• DIRECTIONS FOR THIS TASK
Take the lines from the head of the listing through the one bearing "minimum width=98pt] (pin)" and copy them exactly, leaving every picture out.

• DATASET SECTION
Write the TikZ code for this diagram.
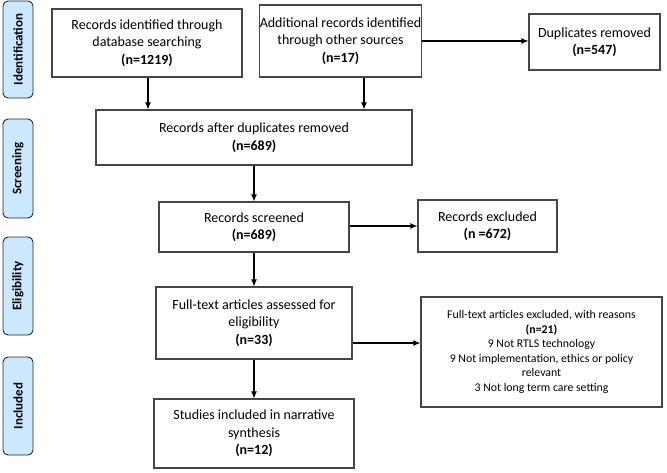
\documentclass[tikz,border=0pt]{standalone}
\usepackage{fontspec}
\setmainfont{Carlito}
\usetikzlibrary{arrows.meta}
\definecolor{phaseblue}{RGB}{204,232,255}
\definecolor{edgegray}{RGB}{70,70,70}
\begin{document}
\begin{tikzpicture}[x=1pt,y=-1pt,
  box/.style={draw=edgegray, line width=1.1pt, fill=white, align=center, inner sep=0pt,
              font=\fontsize{14}{17.5}\selectfont},
  smallbox/.style={box, font=\fontsize{11.8}{14.6}\selectfont},
  phase/.style={draw=black!85, fill=phaseblue, rounded corners=5pt, line width=0.9pt,
                rotate=90, inner sep=0pt, minimum height=30pt,
                font=\bfseries\fontsize{13}{15}\selectfont},
  arr/.style={-{Latex[length=7pt,width=6pt]}, line width=1.1pt, black}]
\useasboundingbox (0,0) rectangle (667,472);

% phase labels
\node[phase, minimum width=97pt] (pid) at (18,49.5) {Identification};
\node[phase, minimum width=99pt] (psc) at (18,168.5) {Screening};
\node[phase, minimum width=98pt] (pel) at (18,286) {Eligibility};
\node[phase, minimum width=98pt] (pin) at (18,406) {Included};

% boxes
\node[box, minimum width=190pt, minimum height=68pt] (b1) at (147,43)
  {Records identified through\\database searching\\\textbf{(n=1219)}};
\node[box, minimum width=145pt, minimum height=72pt] (b2) at (340.5,41)
  {Additional records identified\\through other sources\\\textbf{(n=17)}};
\node[box, minimum width=131pt, minimum height=56pt] (b3) at (594.5,42)
  {Duplicates removed\\\textbf{(n=547)}};
\node[box, minimum width=316pt, minimum height=55pt] (b4) at (254,137.5)
  {Records after duplicates removed\\\textbf{(n=689)}};
\node[box, minimum width=190pt, minimum height=50pt] (b5) at (254,227)
  {Records screened\\\textbf{(n=689)}};
\node[box, minimum width=139pt, minimum height=52pt] (b6) at (487.5,226)
  {Records excluded\\\textbf{(n =672)}};
\node[box, minimum width=196pt, minimum height=72pt] (b7) at (254,323)
  {Full-text articles assessed for\\eligibility\\\textbf{(n=33)}};
\node[smallbox, minimum width=241pt, minimum height=110pt] (b8) at (541.5,352)
  {Full-text articles excluded, with reasons\\\textbf{(n=21)}\\9 Not RTLS technology\\9 Not implementation, ethics or policy\\relevant\\3 Not long term care setting};
\node[box, minimum width=200pt, minimum height=69pt] (b9) at (254,433.5)
  {Studies included in narrative\\synthesis\\\textbf{(n=12)}};

% connectors
\draw[arr] ([xshift=1pt]b1.south) -- ([xshift=1pt]b1.south |- b4.north);
\draw[arr] ([xshift=23.5pt]b2.south) -- ([xshift=23.5pt]b2.south |- b4.north);
\draw[arr] (b2.east) -- (b2.east -| b3.west);
\draw[arr] (b4.south) -- (b5.north);
\draw[arr] ([yshift=1pt]b5.east) -- ([yshift=1pt]b5.east -| b6.west);
\draw[arr] (b5.south) -- (b7.north);
\draw[arr] ([yshift=-20pt]b7.east) -- ([yshift=-20pt]b7.east -| b8.west);
\draw[arr] (b7.south) -- (b9.north);
\end{tikzpicture}
\end{document}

• RESPONSE BELOW
Write the TikZ code for this diagram.
\documentclass[tikz,border=0pt]{standalone}
\usepackage{fontspec}
\setmainfont{Carlito}
\usetikzlibrary{arrows.meta}
\definecolor{phaseblue}{RGB}{204,232,255}
\definecolor{edgegray}{RGB}{70,70,70}
\begin{document}
\begin{tikzpicture}[x=1pt,y=-1pt,
  box/.style={draw=edgegray, line width=1.1pt, fill=white, align=center, inner sep=0pt,
              font=\fontsize{14}{17.5}\selectfont},
  smallbox/.style={box, font=\fontsize{11.8}{14.6}\selectfont},
  phase/.style={draw=black!85, fill=phaseblue, rounded corners=5pt, line width=0.9pt,
                rotate=90, inner sep=0pt, minimum height=30pt,
                font=\bfseries\fontsize{13}{15}\selectfont},
  arr/.style={-{Latex[length=7pt,width=6pt]}, line width=1.1pt, black}]
\useasboundingbox (0,0) rectangle (667,472);

% phase labels
\node[phase, minimum width=97pt] (pid) at (18,49.5) {Identification};
\node[phase, minimum width=99pt] (psc) at (18,168.5) {Screening};
\node[phase, minimum width=98pt] (pel) at (18,286) {Eligibility};
\node[phase, minimum width=98pt] (pin) at (18,406) {Included};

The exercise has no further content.